WHAT TO PRODUCE
Lines that include the word "matplotlib" are the ones to copy.
==== EXERCISE MATERIAL ====
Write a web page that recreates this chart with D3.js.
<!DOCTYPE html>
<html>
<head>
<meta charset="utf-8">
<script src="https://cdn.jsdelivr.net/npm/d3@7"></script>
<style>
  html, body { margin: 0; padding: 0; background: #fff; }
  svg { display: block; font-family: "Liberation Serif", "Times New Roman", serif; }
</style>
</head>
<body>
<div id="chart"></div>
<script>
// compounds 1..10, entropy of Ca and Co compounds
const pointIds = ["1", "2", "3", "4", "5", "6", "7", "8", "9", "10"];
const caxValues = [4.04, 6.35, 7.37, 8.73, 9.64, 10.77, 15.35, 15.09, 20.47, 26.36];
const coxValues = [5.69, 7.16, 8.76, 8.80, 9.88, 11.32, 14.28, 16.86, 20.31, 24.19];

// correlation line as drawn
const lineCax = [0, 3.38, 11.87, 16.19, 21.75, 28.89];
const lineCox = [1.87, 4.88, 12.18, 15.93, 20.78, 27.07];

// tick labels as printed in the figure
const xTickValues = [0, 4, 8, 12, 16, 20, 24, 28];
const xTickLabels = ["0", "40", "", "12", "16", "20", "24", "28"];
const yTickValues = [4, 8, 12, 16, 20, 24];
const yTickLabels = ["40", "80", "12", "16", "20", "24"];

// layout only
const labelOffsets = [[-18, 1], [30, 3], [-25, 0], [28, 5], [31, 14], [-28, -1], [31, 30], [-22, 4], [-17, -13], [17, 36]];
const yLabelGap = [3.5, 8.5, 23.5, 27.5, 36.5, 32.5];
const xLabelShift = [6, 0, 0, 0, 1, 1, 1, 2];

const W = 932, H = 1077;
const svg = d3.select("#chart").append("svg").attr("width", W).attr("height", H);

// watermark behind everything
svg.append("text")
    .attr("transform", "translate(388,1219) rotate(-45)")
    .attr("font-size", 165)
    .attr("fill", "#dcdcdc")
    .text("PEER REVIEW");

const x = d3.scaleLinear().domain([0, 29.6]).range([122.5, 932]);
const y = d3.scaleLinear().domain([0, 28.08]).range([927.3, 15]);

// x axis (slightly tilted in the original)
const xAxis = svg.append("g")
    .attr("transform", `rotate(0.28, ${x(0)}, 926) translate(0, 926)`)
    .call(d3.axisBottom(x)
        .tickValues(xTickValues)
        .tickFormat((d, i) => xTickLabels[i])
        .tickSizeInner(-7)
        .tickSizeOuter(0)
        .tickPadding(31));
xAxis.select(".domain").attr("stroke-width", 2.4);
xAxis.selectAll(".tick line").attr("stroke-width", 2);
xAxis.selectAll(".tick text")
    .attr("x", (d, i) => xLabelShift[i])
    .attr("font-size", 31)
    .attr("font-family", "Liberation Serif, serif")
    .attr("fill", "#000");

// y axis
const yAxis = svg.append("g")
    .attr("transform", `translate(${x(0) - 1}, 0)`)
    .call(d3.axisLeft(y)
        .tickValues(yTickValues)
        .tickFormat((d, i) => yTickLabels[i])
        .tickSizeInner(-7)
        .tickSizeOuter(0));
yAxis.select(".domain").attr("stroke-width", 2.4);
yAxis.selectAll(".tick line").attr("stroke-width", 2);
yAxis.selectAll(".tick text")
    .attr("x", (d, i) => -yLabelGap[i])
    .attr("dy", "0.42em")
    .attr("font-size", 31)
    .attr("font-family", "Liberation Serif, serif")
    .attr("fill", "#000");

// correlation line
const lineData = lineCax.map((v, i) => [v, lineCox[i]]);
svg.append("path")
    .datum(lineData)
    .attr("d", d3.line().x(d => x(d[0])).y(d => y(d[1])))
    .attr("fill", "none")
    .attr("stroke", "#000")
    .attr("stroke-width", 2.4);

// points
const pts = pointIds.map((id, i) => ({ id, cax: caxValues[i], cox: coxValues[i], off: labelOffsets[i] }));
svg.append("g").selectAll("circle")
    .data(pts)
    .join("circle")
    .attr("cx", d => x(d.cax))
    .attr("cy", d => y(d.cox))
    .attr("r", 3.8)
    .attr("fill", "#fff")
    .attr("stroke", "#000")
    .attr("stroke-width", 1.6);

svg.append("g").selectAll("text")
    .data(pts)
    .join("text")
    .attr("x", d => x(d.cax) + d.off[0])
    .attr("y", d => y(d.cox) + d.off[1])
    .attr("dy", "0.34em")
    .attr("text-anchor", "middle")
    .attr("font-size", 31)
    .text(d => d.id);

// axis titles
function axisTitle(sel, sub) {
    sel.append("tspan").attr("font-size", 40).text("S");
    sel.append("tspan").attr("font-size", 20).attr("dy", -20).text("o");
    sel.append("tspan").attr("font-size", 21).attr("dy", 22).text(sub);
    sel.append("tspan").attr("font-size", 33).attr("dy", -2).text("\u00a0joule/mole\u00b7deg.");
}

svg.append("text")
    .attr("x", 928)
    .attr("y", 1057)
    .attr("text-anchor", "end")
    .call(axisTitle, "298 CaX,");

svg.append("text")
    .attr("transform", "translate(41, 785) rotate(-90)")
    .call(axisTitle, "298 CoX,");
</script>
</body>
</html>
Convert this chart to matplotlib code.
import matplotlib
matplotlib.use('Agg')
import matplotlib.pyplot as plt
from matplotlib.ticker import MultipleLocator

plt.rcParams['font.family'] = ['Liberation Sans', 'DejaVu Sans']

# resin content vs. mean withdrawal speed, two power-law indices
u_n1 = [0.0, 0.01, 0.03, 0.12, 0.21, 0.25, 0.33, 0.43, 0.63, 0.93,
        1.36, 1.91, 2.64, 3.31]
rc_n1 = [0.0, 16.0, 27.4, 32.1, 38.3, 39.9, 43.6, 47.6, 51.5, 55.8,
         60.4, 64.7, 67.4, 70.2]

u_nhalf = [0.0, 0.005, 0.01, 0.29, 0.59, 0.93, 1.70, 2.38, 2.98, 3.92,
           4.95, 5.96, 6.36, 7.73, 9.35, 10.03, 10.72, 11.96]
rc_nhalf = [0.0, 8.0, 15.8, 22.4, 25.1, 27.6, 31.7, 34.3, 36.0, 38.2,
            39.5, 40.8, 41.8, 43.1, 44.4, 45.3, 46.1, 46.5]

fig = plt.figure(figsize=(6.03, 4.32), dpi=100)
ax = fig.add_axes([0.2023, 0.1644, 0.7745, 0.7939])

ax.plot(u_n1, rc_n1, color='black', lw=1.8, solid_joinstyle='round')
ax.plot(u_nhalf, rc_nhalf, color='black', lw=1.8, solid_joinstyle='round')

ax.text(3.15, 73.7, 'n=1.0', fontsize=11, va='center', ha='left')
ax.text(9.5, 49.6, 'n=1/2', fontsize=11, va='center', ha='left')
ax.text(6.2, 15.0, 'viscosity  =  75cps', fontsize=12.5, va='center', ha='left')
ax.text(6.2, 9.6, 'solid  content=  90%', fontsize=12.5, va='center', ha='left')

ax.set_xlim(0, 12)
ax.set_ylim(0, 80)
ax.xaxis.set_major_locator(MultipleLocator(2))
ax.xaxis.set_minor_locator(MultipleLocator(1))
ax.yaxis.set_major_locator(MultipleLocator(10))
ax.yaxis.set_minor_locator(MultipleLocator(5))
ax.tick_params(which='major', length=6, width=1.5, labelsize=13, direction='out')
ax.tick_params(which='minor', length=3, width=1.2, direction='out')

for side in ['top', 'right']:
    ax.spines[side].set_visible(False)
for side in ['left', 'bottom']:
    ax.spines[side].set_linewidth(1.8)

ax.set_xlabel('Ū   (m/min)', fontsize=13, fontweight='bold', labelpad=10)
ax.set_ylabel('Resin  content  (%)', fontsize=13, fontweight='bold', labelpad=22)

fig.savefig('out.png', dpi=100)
====
==== EXERCISE MATERIAL ====
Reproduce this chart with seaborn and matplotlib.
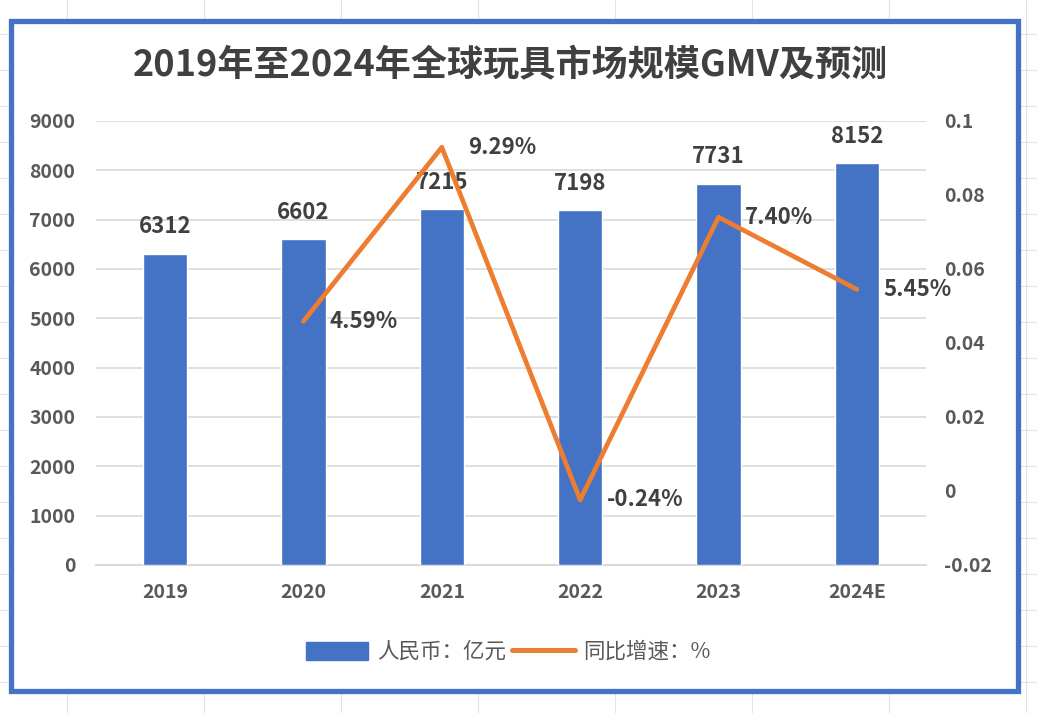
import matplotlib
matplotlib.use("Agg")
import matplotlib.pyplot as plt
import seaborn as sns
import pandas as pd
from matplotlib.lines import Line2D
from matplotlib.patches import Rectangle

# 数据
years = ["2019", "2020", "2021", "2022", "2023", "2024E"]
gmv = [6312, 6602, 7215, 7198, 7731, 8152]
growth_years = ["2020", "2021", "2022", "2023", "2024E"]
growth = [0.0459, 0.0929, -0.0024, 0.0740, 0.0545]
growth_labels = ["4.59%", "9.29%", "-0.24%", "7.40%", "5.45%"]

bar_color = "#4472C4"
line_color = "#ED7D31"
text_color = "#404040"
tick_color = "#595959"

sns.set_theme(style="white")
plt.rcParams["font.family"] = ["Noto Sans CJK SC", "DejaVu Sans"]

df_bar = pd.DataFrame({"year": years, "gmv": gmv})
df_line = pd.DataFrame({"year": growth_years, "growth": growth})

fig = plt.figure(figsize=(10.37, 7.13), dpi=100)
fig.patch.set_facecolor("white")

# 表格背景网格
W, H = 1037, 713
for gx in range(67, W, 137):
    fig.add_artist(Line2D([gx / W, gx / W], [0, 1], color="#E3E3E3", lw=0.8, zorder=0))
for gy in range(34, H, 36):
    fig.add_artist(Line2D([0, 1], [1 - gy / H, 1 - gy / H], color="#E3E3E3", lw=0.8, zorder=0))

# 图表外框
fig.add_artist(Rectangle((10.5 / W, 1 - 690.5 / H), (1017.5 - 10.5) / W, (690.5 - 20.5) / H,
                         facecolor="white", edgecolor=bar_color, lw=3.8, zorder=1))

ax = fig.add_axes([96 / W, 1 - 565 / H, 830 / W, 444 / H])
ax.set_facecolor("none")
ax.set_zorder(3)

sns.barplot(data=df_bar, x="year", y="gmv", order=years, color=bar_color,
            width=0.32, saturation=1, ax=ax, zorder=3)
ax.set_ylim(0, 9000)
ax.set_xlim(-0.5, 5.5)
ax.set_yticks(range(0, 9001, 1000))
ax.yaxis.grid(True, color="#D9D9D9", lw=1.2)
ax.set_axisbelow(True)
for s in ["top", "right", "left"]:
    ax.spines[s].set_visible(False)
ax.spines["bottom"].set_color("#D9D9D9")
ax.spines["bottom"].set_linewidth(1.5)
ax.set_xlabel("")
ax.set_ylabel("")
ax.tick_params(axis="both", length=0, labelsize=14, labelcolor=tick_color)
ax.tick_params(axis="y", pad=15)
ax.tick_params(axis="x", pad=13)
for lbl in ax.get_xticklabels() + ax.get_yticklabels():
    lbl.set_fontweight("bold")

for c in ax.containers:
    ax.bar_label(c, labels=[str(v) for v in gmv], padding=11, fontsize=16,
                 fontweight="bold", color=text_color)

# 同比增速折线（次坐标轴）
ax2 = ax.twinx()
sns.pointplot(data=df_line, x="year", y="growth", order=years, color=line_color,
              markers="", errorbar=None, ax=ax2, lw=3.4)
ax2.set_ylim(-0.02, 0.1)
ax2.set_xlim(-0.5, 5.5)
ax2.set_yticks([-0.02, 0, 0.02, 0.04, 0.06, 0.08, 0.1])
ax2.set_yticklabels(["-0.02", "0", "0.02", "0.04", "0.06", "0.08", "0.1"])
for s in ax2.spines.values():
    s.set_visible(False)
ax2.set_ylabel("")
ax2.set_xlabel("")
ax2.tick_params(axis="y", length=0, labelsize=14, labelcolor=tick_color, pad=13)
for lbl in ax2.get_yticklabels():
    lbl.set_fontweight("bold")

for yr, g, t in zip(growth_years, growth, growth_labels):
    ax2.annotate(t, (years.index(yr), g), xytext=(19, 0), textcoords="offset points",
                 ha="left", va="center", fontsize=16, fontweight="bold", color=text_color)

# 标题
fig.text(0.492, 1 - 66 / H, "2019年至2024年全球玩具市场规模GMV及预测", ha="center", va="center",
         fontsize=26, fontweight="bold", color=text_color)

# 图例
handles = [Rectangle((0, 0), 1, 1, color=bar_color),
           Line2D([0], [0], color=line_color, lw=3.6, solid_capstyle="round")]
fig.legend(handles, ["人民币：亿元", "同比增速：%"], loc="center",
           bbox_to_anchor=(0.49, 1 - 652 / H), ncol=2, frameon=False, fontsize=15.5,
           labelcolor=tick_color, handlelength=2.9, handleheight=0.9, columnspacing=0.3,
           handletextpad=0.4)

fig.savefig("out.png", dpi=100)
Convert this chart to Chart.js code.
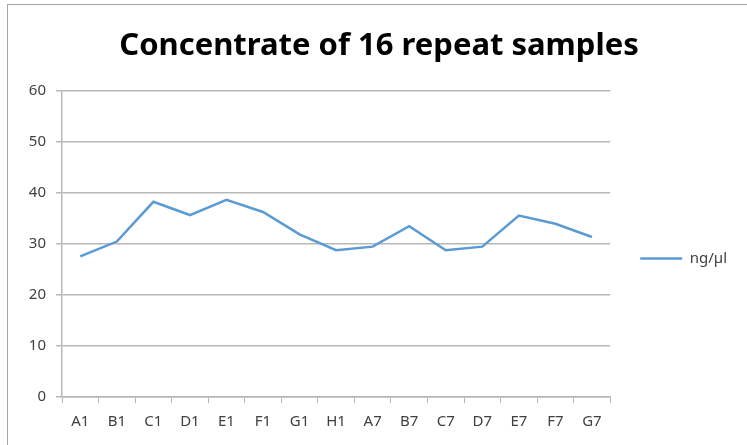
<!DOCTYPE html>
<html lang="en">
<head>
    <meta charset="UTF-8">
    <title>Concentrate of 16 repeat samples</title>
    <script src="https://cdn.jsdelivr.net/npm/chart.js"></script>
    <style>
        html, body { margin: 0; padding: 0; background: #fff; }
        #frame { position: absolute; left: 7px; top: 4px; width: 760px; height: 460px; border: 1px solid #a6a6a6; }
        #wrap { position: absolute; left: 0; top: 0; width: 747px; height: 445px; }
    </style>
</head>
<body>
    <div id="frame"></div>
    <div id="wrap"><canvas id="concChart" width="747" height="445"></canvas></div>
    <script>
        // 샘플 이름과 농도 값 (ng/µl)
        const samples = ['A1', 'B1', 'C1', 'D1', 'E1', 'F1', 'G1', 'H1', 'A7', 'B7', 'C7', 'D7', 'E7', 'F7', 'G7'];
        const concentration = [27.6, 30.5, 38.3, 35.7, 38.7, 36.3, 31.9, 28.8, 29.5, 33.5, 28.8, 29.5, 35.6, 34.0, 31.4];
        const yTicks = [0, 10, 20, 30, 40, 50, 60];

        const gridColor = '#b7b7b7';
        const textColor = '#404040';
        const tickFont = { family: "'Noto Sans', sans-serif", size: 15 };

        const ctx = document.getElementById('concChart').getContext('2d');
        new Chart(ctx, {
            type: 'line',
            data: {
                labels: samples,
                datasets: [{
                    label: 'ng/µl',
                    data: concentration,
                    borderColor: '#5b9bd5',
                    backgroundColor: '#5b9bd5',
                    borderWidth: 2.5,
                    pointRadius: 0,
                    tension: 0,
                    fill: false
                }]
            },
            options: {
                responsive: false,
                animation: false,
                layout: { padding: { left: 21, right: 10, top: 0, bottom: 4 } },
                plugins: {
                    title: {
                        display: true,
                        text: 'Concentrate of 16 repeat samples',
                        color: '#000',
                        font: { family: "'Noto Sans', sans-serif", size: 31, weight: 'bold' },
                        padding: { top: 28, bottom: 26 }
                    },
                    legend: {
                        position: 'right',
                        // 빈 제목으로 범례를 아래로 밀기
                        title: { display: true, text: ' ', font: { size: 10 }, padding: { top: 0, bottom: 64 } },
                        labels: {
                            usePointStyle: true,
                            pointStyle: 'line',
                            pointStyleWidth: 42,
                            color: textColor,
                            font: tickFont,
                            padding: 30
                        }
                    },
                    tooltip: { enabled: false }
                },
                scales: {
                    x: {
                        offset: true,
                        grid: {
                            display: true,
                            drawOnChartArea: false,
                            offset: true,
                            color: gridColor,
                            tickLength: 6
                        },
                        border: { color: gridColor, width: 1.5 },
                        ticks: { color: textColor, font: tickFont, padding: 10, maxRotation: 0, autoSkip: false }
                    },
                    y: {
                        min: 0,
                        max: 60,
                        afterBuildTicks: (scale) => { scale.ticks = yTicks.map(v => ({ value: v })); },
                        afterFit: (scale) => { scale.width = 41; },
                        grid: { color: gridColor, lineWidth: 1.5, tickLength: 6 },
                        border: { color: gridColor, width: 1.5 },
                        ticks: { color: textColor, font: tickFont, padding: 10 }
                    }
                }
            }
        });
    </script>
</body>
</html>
====
EXPECTED ANSWER
Convert this chart to matplotlib code.
import matplotlib
matplotlib.use('Agg')
import matplotlib.pyplot as plt
from matplotlib.ticker import MultipleLocator
Reproduce this chart with seaborn and matplotlib.
import matplotlib
matplotlib.use("Agg")
import matplotlib.pyplot as plt
from matplotlib.lines import Line2D
from matplotlib.patches import Rectangle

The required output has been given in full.